# What Guage wire?



## YeagerSights (Jul 13, 2010)

I'm about to wire my lights up today and was wondering if anybody new if 14 gauge wire will be enough for 100watt metal halides. I am wiring them up individually to a junction box and not i'n line. I have a whole role of some 14 gauge extension cord wire and was just wondering if that will be enough. Thanks


----------



## tooshallow17 (Apr 10, 2009)

It depends on the length of the wire and the quality of the insulation. I would use 12 gauge just to be safe but if the runs of wire are not real long then you will probably be ok.


----------



## YeagerSights (Jul 13, 2010)

The longest is maybe 4ft to the junction Amd my wire is insulated pretty well


----------



## tooshallow17 (Apr 10, 2009)

You should be fine.
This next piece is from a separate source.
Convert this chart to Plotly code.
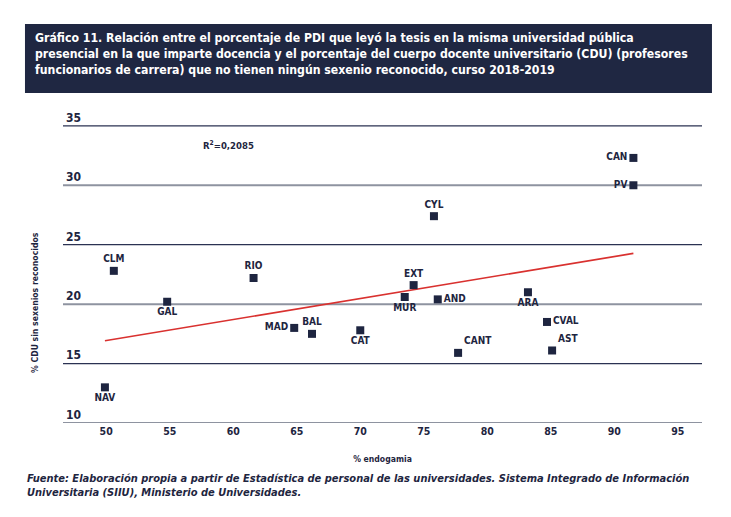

I would also use heat shrink connectors and not wire nuts or anything like that. good luck


----------



## YeagerSights (Jul 13, 2010)

Alright. Thanks for the help


----------



## Git$um (Feb 11, 2008)

You should be fine. Let us know how the 100's work. I have one 400 watt that i am going to switch out with a 400watt hps to match my others.


----------



## bowfishrp (Apr 5, 2007)

I use 16 gauge wire to each light....the wire is rated to 15 amp I believe which is about 1650 watts. The catch is you need a heavier wire from the generator to the junction/breaker box.


----------